Il vicepresidente della Juventus non è una figurina da mostrare al mondo, un’icona rappresentante della juventinità. È, invece, a tutti gli effetti, parte del management e ha voce in capitolo sulle decisioni tecniche, insieme ad Arrivabene, Cherubini ed Allegri. Ne è un esempio la scelta di due stagioni fa di puntare su Maurizio Sarri, candidatura spalleggiata anche da Paratici. Tra i due il rapporto ha avuto alti e bassi, ma all’inizio della stagione scorsa non era inusuale vederli seduti affianco nella tribunetta dell’Ale&Ricky di Vinovo, dove gioca la Primavera, intenti ad analizzare la partita così come a scambiarsi sorrisi e battute.
Nedved è un attento osservatore di ciò che si muove nel settore giovanile bianconero. È un habitué delle tribune di Vinovo e del Moccagatta, gli impianti che ospitano le partite casalinghe di Under 19 e Under 23. Qui, la Furia Ceca si attenua e lascia spazio all’analista, al commentatore, attento ai particolari del campo, ai dettagli che solo chi ha giocato ad altissimi livelli può notare. Per esempio, durante la partita del campionato Primavera tra Juventus ed Empoli, il vicepresidente si trovava a bordocampo, al fianco di uno dei collaboratori dello staff della prima squadra, impegnato in una sorta di danza scatenata che, altro non era, che consigli e indicazioni sull’orientamento nelle marcature e negli stop.
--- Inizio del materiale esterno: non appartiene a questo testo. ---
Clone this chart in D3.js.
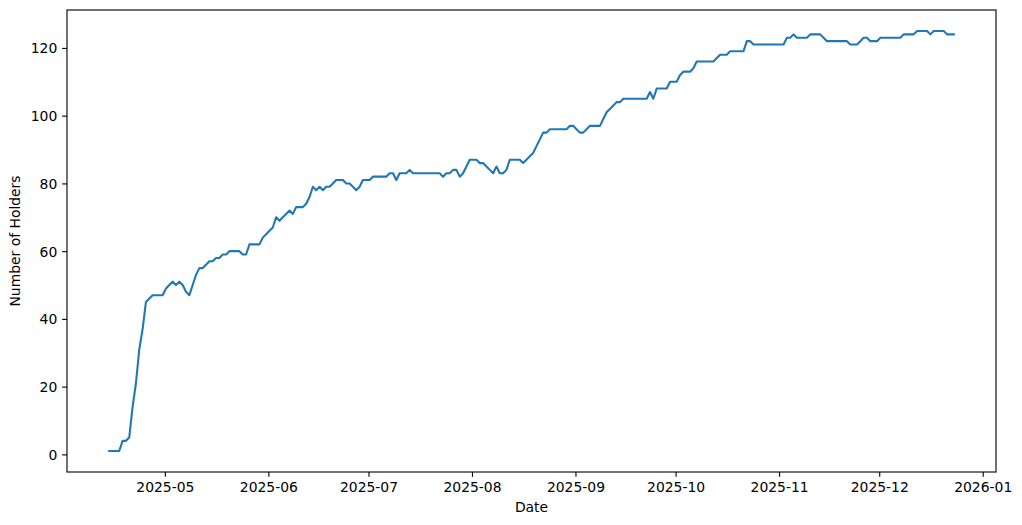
<!DOCTYPE html>
<html>
<head>
<meta charset="utf-8">
<script src="https://cdn.jsdelivr.net/npm/d3@7"></script>
<style>
  html, body { margin: 0; padding: 0; background: #ffffff; }
  svg { display: block; }
  text { font-family: "DejaVu Sans", sans-serif; fill: #000; }
</style>
</head>
<body>
<svg id="chart" width="1022" height="525"></svg>
<script>
// ---- data ----
const startDate = "2025-04-14T08:00"; // first daily observation (UTC)
const holders = [
  1, 1, 1, 1, 4, 4, 5, 14, 21, 31, 37, 45, 46, 47, 47, 47, 47,
  49, 50, 51, 50, 51, 50, 48, 47, 50, 53, 55, 55, 56, 57, 57, 58, 58, 59, 59,
  60, 60, 60, 60, 59, 59, 62, 62, 62, 62, 64, 65,
  66, 67, 70, 69, 70, 71, 72, 71, 73, 73, 73, 74, 76, 79, 78, 79, 78, 79, 79,
  80, 81, 81, 81, 80, 80, 79, 78, 79, 81, 81,
  81, 82, 82, 82, 82, 82, 83, 83, 81, 83, 83, 83, 84,
  83, 83, 83, 83, 83, 83, 83, 83, 83, 82, 83, 83, 84, 84, 82, 83, 85, 87,
  87, 87, 86, 86, 85, 84, 83, 85, 83, 83, 84, 87, 87, 87, 87, 86, 87, 88, 89,
  91, 93, 95, 95, 96, 96, 96, 96, 96, 96, 97, 97,
  96, 95, 95, 96, 97, 97, 97, 97, 99, 101, 102, 103, 104, 104,
  105, 105, 105, 105, 105, 105, 105, 105, 107, 105, 108, 108, 108, 108, 110, 110,
  110, 112, 113, 113, 113, 114, 116, 116, 116, 116, 116, 116, 117, 118, 118, 118,
  119, 119, 119, 119, 119, 122, 122, 121, 121, 121, 121, 121, 121, 121, 121,
  121, 121, 123, 123, 124, 123, 123, 123, 123, 124, 124, 124, 124, 123,
  122, 122, 122, 122, 122, 122, 122, 121, 121, 121, 122, 123, 123, 122, 122, 122,
  123, 123, 123, 123, 123, 123, 123, 124, 124, 124, 124, 125, 125, 125, 125,
  124, 125, 125, 125, 125, 124, 124, 124
];
const xTicks = ["2025-05-01", "2025-06-01", "2025-07-01", "2025-08-01",
                "2025-09-01", "2025-10-01", "2025-11-01", "2025-12-01", "2026-01-01"];
const yTicks = [0, 20, 40, 60, 80, 100, 120];
const xLabel = "Date";
const yLabel = "Number of Holders";

// ---- layout ----
const W = 1022, H = 525;
const margin = { left: 67, top: 10, right: 26, bottom: 53 };
const iw = W - margin.left - margin.right;
const ih = H - margin.top - margin.bottom;
const fontSize = 13.9;

const parseStart = d3.utcParse("%Y-%m-%dT%H:%M");
const parseTick = d3.utcParse("%Y-%m-%d");
const t0 = parseStart(startDate);
const data = holders.map((v, i) => ({ date: d3.utcDay.offset(t0, i), value: v }));

// matplotlib-style 5% margins
const xExt = d3.extent(data, d => d.date);
const xPad = (xExt[1] - xExt[0]) * 0.05;
const x = d3.scaleUtc()
  .domain([new Date(+xExt[0] - xPad), new Date(+xExt[1] + xPad)])
  .range([0, iw]);
const yExt = d3.extent(data, d => d.value);
const yPad = (yExt[1] - yExt[0]) * 0.05;
const y = d3.scaleLinear()
  .domain([yExt[0] - yPad, yExt[1] + yPad])
  .range([ih, 0]);

const svg = d3.select("#chart");
const g = svg.append("g").attr("transform", `translate(${margin.left},${margin.top})`);

// line
const line = d3.line().x(d => x(d.date)).y(d => y(d.value));
g.append("path")
  .datum(data)
  .attr("fill", "none")
  .attr("stroke", "#1f77b4")
  .attr("stroke-width", 2.08)
  .attr("stroke-linejoin", "round")
  .attr("stroke-linecap", "square")
  .attr("d", line);

// axes
const fmt = d3.utcFormat("%Y-%m");
const xAxis = d3.axisBottom(x)
  .tickValues(xTicks.map(parseTick))
  .tickFormat(fmt)
  .tickSize(4.86)
  .tickPadding(4.86);
const yAxis = d3.axisLeft(y)
  .tickValues(yTicks)
  .tickFormat(d3.format("d"))
  .tickSize(4.86)
  .tickPadding(4.86);

const gx = g.append("g").attr("transform", `translate(0,${ih})`).call(xAxis);
const gy = g.append("g").call(yAxis);

[gx, gy].forEach(a => {
  a.select(".domain").remove();
  a.selectAll(".tick line").attr("stroke", "#000").attr("stroke-width", 1.11);
  a.selectAll(".tick text")
    .attr("fill", "#000")
    .style("font-family", "'DejaVu Sans', sans-serif")
    .style("font-size", fontSize + "px");
});
gx.selectAll(".tick text").attr("dy", "0.76em");
gy.selectAll(".tick text").attr("dy", "0.36em");

// frame (spines)
g.append("rect")
  .attr("x", 0).attr("y", 0)
  .attr("width", iw).attr("height", ih)
  .attr("fill", "none")
  .attr("stroke", "#000")
  .attr("stroke-width", 1.11);

// axis labels
svg.append("text")
  .attr("x", margin.left + iw / 2)
  .attr("y", 512)
  .attr("text-anchor", "middle")
  .style("font-size", fontSize + "px")
  .text(xLabel);

svg.append("text")
  .attr("transform", `translate(20,${margin.top + ih / 2}) rotate(-90)`)
  .attr("text-anchor", "middle")
  .style("font-size", fontSize + "px")
  .text(yLabel);
</script>
</body>
</html>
Non mancano, però, anche gli episodi di nervosismo, come nel 2020 quando al Moccagatta di Alessandria, dopo un rigore concesso al Renate avversario dell’Under 23, si lamentò dalla tribuna: “Non ho mai visto assegnare un calcio di rigore del genere”.
Il tema del giorno, in casa Juventus, è la sfuriata di Nedved nel post finale di Coppa Italia, contro Allegri e calciatori e poi un confronto acceso anche con il presidente Andrea Agnelli, come riportano i quotidiani. Passione, temperamento, calore, ma anche competenza e attaccamento. Prendere o lasciare, verrebbe da dire, tutto questo è Pavel Nedved, dalla tribuna d’onore dello Stadium ai seggiolini di Vinovo.